From April 2018, the Welsh Government will replace Stamp Duty Land Tax (SDLT) with a new Land Transaction Tax (LTT).
The Land Transaction Tax and Anti-avoidance of Devolved Taxes Bill is the second of three bills that will devolve Welsh taxation to a new Welsh Revenue Authority. It will be the first time that Wales has had direct taxation since the 13th Century.
The Bill is currently under the scrutiny of the National Assembly for Wales. Assembly Members expect the 220-page document to receive royal assent by spring 2017.
How will the LTT regime differ to stamp duty?
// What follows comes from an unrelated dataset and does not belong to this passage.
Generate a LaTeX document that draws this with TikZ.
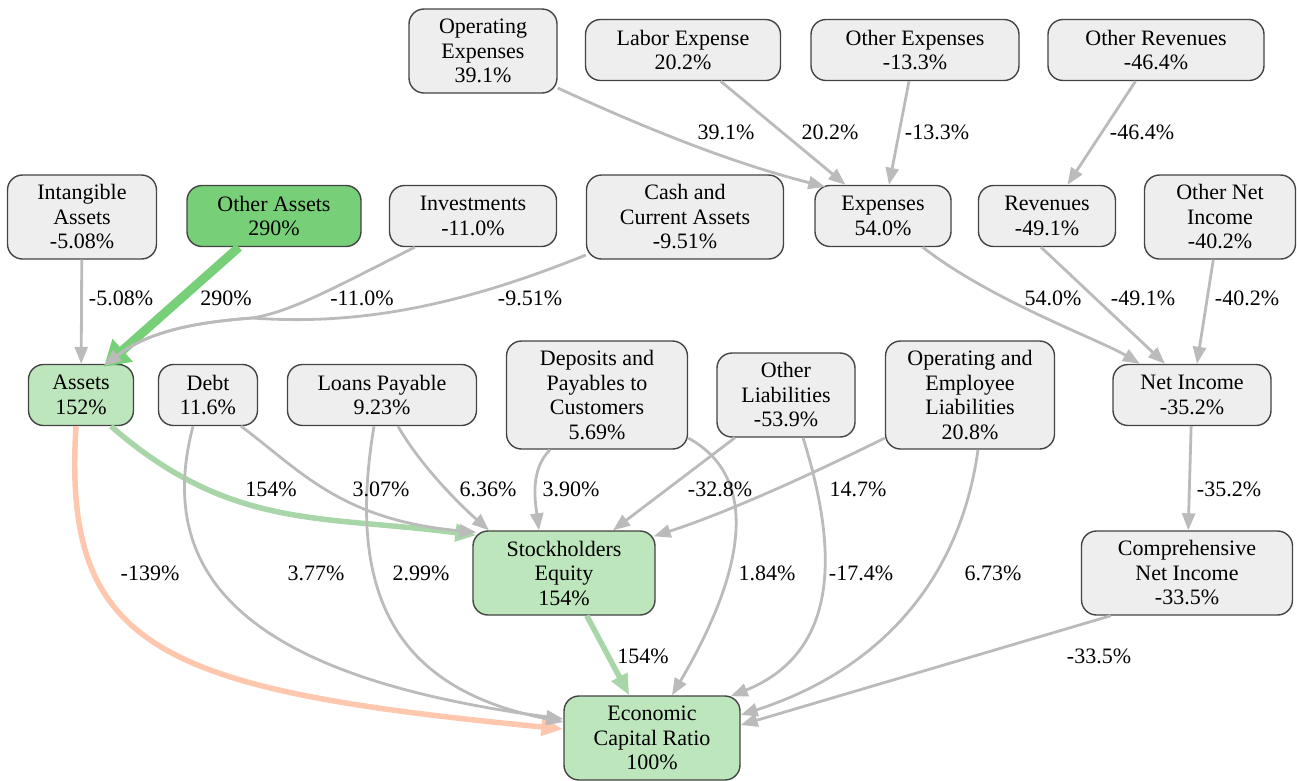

Like SDLT, LTT will apply to the purchase or lease of land or property in Wales over a certain value. Assembly members assure Welsh taxpayers that its implementation “will be broadly consistent with SDLT”.
The Bill allows the Welsh Government to set LTT rates and bands. The government will decide on rates closer to the date of implementation “to reflect economic conditions at that time”.
What about the additional property surcharge?
Higher rates of stamp duty apply for second home buyers and many buy-to-let landlords. Landlords in Wales will wish to know whether a similar LTT surcharge will apply for transactions after April 2018.
According to the Welsh Government, whether to apply the higher rates is “under consideration”. However, the Wales Governance Centre has warned of an annual budget shortfall of £50 million if devolved taxes do not make up for cuts to the annual grant that Wales receives from the UK treasury.
Based on this, it is possible that the higher rates may remain in place to maximise tax receipts. On the other hand, abolishing the surcharge might make Wales a more competitive region for property investors and could encourage more transactions.